I don't have a stomach for standardized error processing... and I doubt you 
could do this right anyway.  The right thing to do is to fix the offending 
mailers.  Doing the best they can in the face of brokeness is a good 
competitive differentiator for clients.

I assume you get predominately 8859-1 mislabled as US-ASCII based on the fact 
you predominantely communicate with folks in a Western European language.  I 
bet someone using say Cyrilc would have a predominant error condidition of a 
different 8859 varient mis-labled as US-ASCII.

Why would we assume the broken mailers would any more ensure that characters 
are in 8859-1 than they would ensure that what is labled is correct?   What if 
the standard, or IETF in a BCP, says "treat this error as X" and a mailer used 
in a different region made a different error? 

Greg V.

-----Original Message-----
From: Jacob Palme [mailto:jpalme(_at_)dsv(_dot_)su(_dot_)se]
Sent: Thursday, September 02, 2004 6:18 AM
To: ietf-822(_at_)imc(_dot_)org
Cc: DSV KOM Development Group
Subject: Erroneous content-type: Text/plain; charset=us-ascii



I often get incorrect incoming e-mails, which have in their
headers either

Content-type: Text/plain; charset=us-ascii
or only
Content-type: Text/plain

even though the text is in effect ISO-8859-1.

I think IETF should maybe consider specifying what a mailer 
should do if it gets characters > 127 in e-mail bodies 
labelled "us-ascii" or with no charset label.

At present, the standards only say that mailers should 
handle such messages as "us-ascii". But since us-ascii does 
not say what you should do with characters > 127, present 
standards actually do not say what a mailer should do with 
such messages.

I think a mailer should in fact treat such messages as 
either "iso-8859-1" or as a local character set specified 
by the user in preferences.

In fact, many mailers already do this. So my suggestions is 
mainly that we should standardize what most mailers already 
do.

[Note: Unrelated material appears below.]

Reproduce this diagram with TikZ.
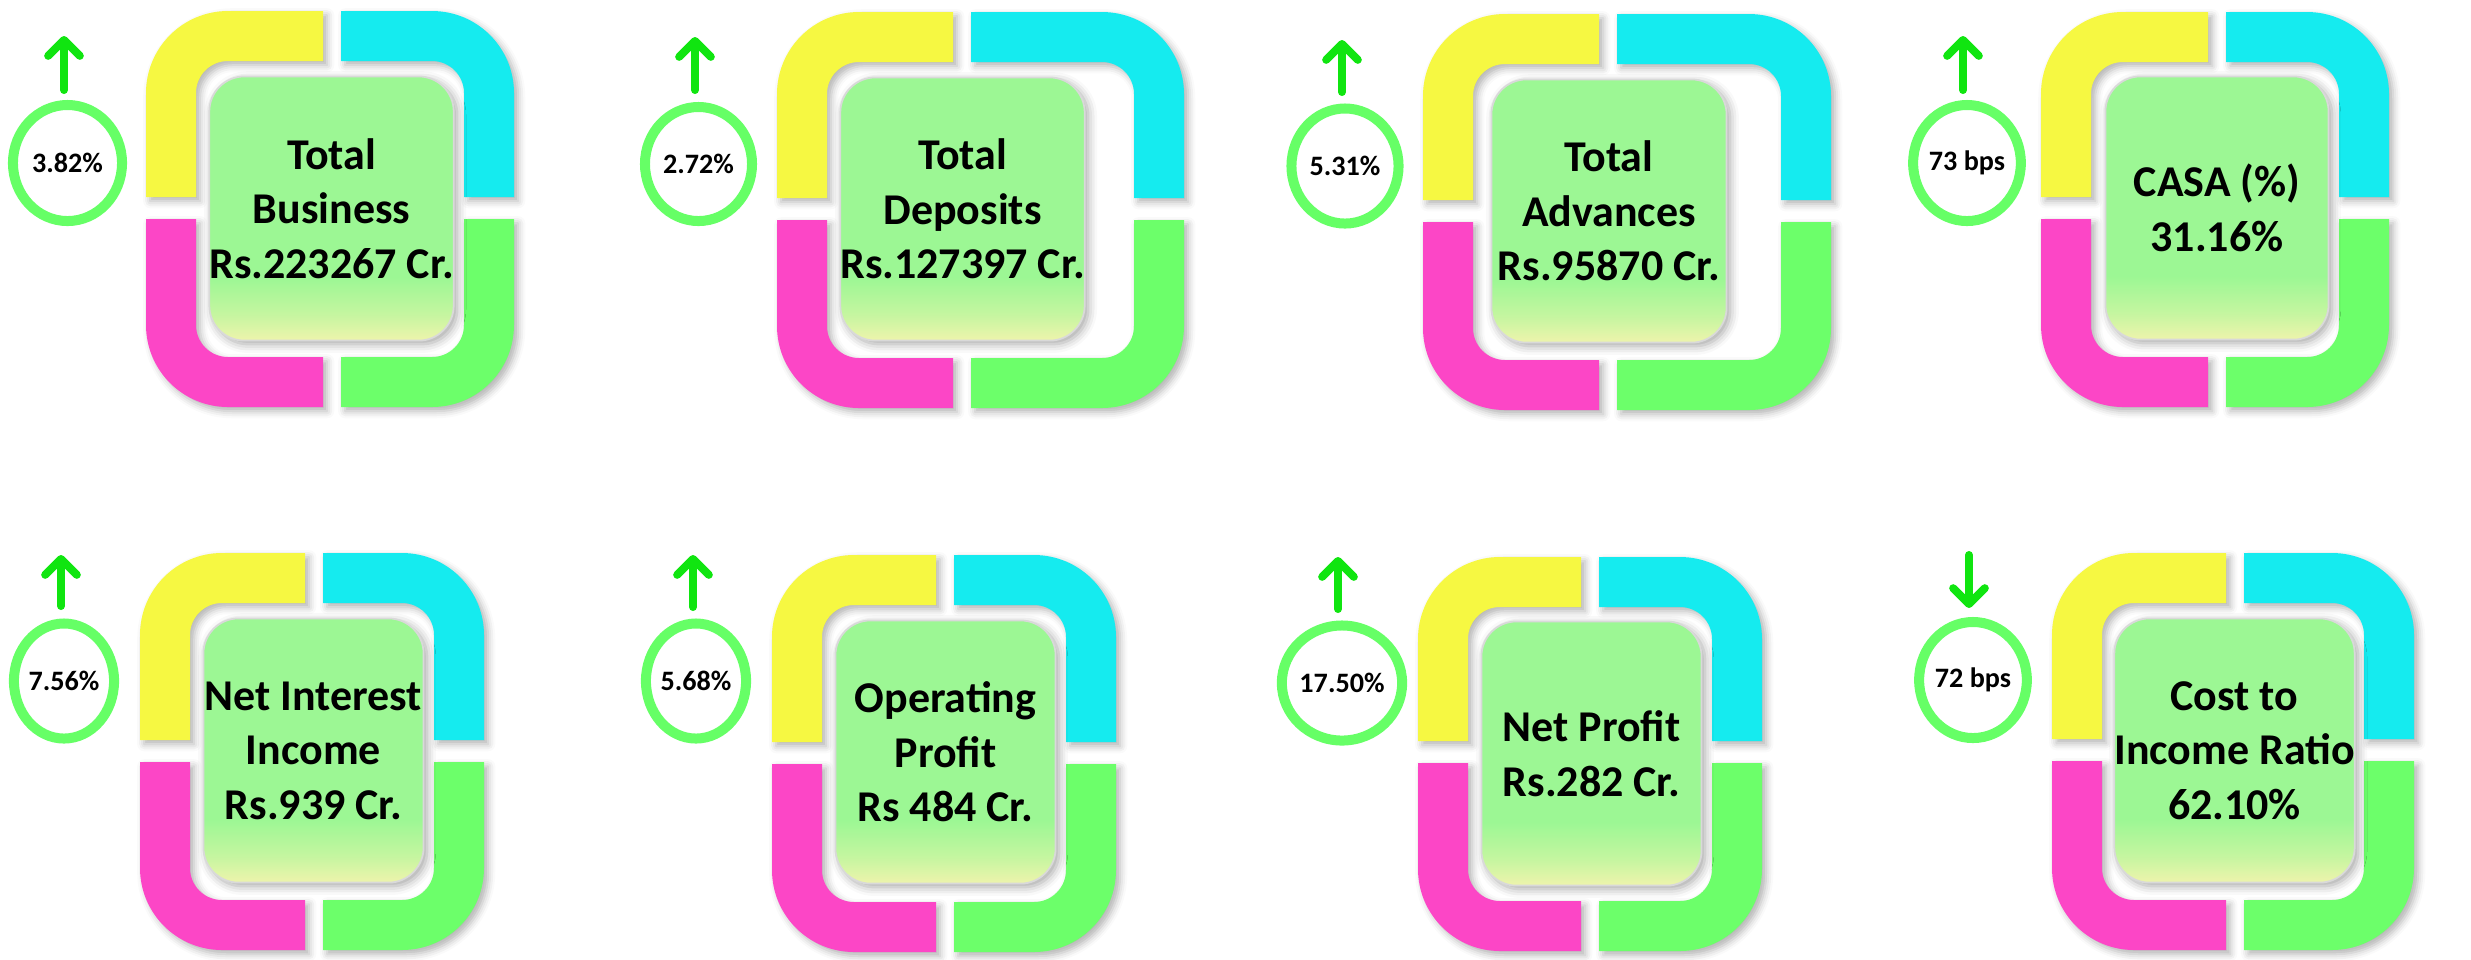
\documentclass[tikz,border=0pt]{standalone}
\usepackage{fontspec}
\setmainfont{Carlito}
\usetikzlibrary{shapes.geometric, arrows.meta, shadows.blur}
\definecolor{kpiyellow}{HTML}{F6F842}
\definecolor{kpicyan}{HTML}{15EBEF}
\definecolor{kpimagenta}{HTML}{FC46C6}
\definecolor{kpigreen}{HTML}{6CFF6A}
\definecolor{boxgreen}{HTML}{9CF794}
\definecolor{boxpale}{HTML}{EEF4AC}
\definecolor{ringgreen}{HTML}{66FF66}
\definecolor{arrowgreen}{HTML}{10E510}
\pgfdeclareverticalshading{boxshade}{100bp}{color(0bp)=(boxpale); color(25bp)=(boxpale); color(30bp)=(boxpale!50!boxgreen); color(37bp)=(boxgreen); color(100bp)=(boxgreen)}

\tikzset{
  kpibox/.style={rectangle, rounded corners=0.35cm, draw=white!70!gray, line width=0.5pt, shading=boxshade, inner sep=0pt, align=center, font=\fontsize{12.5}{15.5}\selectfont\bfseries, blur shadow={shadow xshift=1pt, shadow yshift=-1pt, shadow blur radius=2.5pt, shadow opacity=35}},
  ratering/.style={ellipse, draw=ringgreen, line width=0.1cm, fill=white, inner sep=0pt, font=\fontsize{8}{9.6}\selectfont\bfseries},
  trendarrow/.style={draw=arrowgreen, line width=0.08cm, line cap=round, -{Straight Barb[length=4.5pt, width=9pt, round]}},
  ringpiece/.style={blur shadow={shadow xshift=1.2pt, shadow yshift=-1.2pt, shadow blur radius=2pt, shadow opacity=30}}
}

% four L-shaped pieces round a box: x0, y0, x1, y1, gap x, gap y (pixels, y down)
\newcommand{\kpiring}[6]{%
  \fill[kpiyellow, ringpiece] (#1,#6-11) -- (#1,#2+82) arc[start angle=180, end angle=270, radius=82] -- (#5-9,#2) -- (#5-9,#2+50) -- (#1+82,#2+50) arc[start angle=270, end angle=180, radius=32] -- (#1+50,#6-11) -- cycle;
  \fill[kpicyan, ringpiece] (#5+9,#2) -- (#3-82,#2) arc[start angle=270, end angle=360, radius=82] -- (#3,#6-11) -- (#3-50,#6-11) -- (#3-50,#2+82) arc[start angle=0, end angle=-90, radius=32] -- (#5+9,#2+50) -- cycle;
  \fill[kpigreen, ringpiece] (#3,#6+11) -- (#3,#4-82) arc[start angle=0, end angle=90, radius=82] -- (#5+9,#4) -- (#5+9,#4-50) -- (#3-82,#4-50) arc[start angle=90, end angle=0, radius=32] -- (#3-50,#6+11) -- cycle;
  \fill[kpimagenta, ringpiece] (#5-9,#4) -- (#1+82,#4) arc[start angle=90, end angle=180, radius=82] -- (#1,#6+11) -- (#1+50,#6+11) -- (#1+50,#4-82) arc[start angle=180, end angle=90, radius=32] -- (#5-9,#4-50) -- cycle;
}

\begin{document}
\begin{tikzpicture}[x=0.01cm, y=-0.01cm]
\useasboundingbox (0,0) rectangle (2471,959);

% Top row
\kpiring{146}{11}{514}{407}{332}{208}
\kpiring{777}{12}{1184}{408}{962}{209}
\kpiring{1423}{14}{1831}{410}{1608}{211}
\kpiring{2041}{12}{2389}{407}{2217}{208}

\node[kpibox, minimum width=2.36cm, minimum height=2.64cm] (tbbox) at (331.5,208.5) {Total\\Business\\Rs.223267 Cr.};
\node[kpibox, minimum width=2.34cm, minimum height=2.63cm] (tdbox) at (962.5,209) {Total\\Deposits\\Rs.127397 Cr.};
\node[kpibox, minimum width=2.35cm, minimum height=2.63cm] (tabox) at (1609,211) {Total\\Advances\\Rs.95870 Cr.};
\node[kpibox, minimum width=2.23cm, minimum height=2.63cm] (casabox) at (2217,208) {CASA (\%)\\31.16\%};

\node[ratering, minimum width=1.09cm, minimum height=1.16cm] (tbrate) at (67.5,163) {3.82\%};
\node[ratering, minimum width=1.07cm, minimum height=1.14cm] (tdrate) at (698.5,164) {2.72\%};
\node[ratering, minimum width=1.07cm, minimum height=1.15cm] (tarate) at (1345,166) {5.31\%};
\node[ratering, minimum width=1.02cm, minimum height=1.16cm] (casarate) at (1967,163) {73 bps};

\coordinate (tbtail) at (64,90);     \coordinate (tbtip) at (64,36);
\coordinate (tdtail) at (695,90);    \coordinate (tdtip) at (695,37);
\coordinate (tatail) at (1342,92);   \coordinate (tatip) at (1342,40);
\coordinate (casatail) at (1963,90); \coordinate (casatip) at (1963,36);
\draw[trendarrow] (tbtail) -- (tbtip);
\draw[trendarrow] (tdtail) -- (tdtip);
\draw[trendarrow] (tatail) -- (tatip);
\draw[trendarrow] (casatail) -- (casatip);

% Bottom row
\kpiring{140}{553}{484}{950}{314}{751}
\kpiring{772}{555}{1116}{952}{945}{753}
\kpiring{1418}{557}{1762}{951}{1590}{752}
\kpiring{2052}{553}{2414}{950}{2235}{750}

\node[kpibox, minimum width=2.20cm, minimum height=2.64cm] (niibox) at (313.5,750.5) {Net Interest\\Income\\Rs.939 Cr.};
\node[kpibox, minimum width=2.20cm, minimum height=2.63cm] (opbox) at (945.5,752) {Operating\\Profit\\Rs 484 Cr.};
\node[kpibox, minimum width=2.20cm, minimum height=2.64cm] (npbox) at (1591.5,753.5) {Net Profit\\Rs.282 Cr.};
\node[kpibox, minimum width=2.32cm, minimum height=2.64cm] (cirbox) at (2234.5,750.5) {Cost to\\Income Ratio\\62.10\%};

\node[ratering, minimum width=1.00cm, minimum height=1.15cm] (niirate) at (64,681) {7.56\%};
\node[ratering, minimum width=1.00cm, minimum height=1.15cm] (oprate) at (696,681) {5.68\%};
\node[ratering, minimum width=1.00cm, minimum height=1.15cm] (nprate) at (1342,683) {17.50\%};
\node[ratering, minimum width=1.06cm, minimum height=1.16cm] (cirrate) at (1973,680) {72 bps};

\coordinate (niitail) at (61,606);   \coordinate (niitip) at (61,555);
\coordinate (optail) at (693,607);   \coordinate (optip) at (693,555);
\coordinate (nptail) at (1338,609);  \coordinate (nptip) at (1338,557);
\coordinate (cirtail) at (1969,555); \coordinate (cirtip) at (1969,608);
\draw[trendarrow] (niitail) -- (niitip);
\draw[trendarrow] (optail) -- (optip);
\draw[trendarrow] (nptail) -- (nptip);
\draw[trendarrow] (cirtail) -- (cirtip);
\end{tikzpicture}
\end{document}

There is a need to standardize this anyway, since there 
are mailers, for example the one I am using, Eudora 6.1 for 
Macintosh, which do not treat such messages as 8859-1. 
Eudora 6.1 handles such messages as if their charset had 
been Mac Roman, which is not very useful since almost no 
actual incoming messages are in Mac Roman without being 
labelled with this character set.

There is one argument for doing what Eudora 6.1 does.
This is the implicit rule "do not munge", which says that
if you get illegal content, you should not try to correct
it, but just pass it along unchanged.
-- 
Jacob Palme <jpalme(_at_)dsv(_dot_)su(_dot_)se> (Stockholm University and KTH)
for more info see URL: http://www.dsv.su.se/jpalme/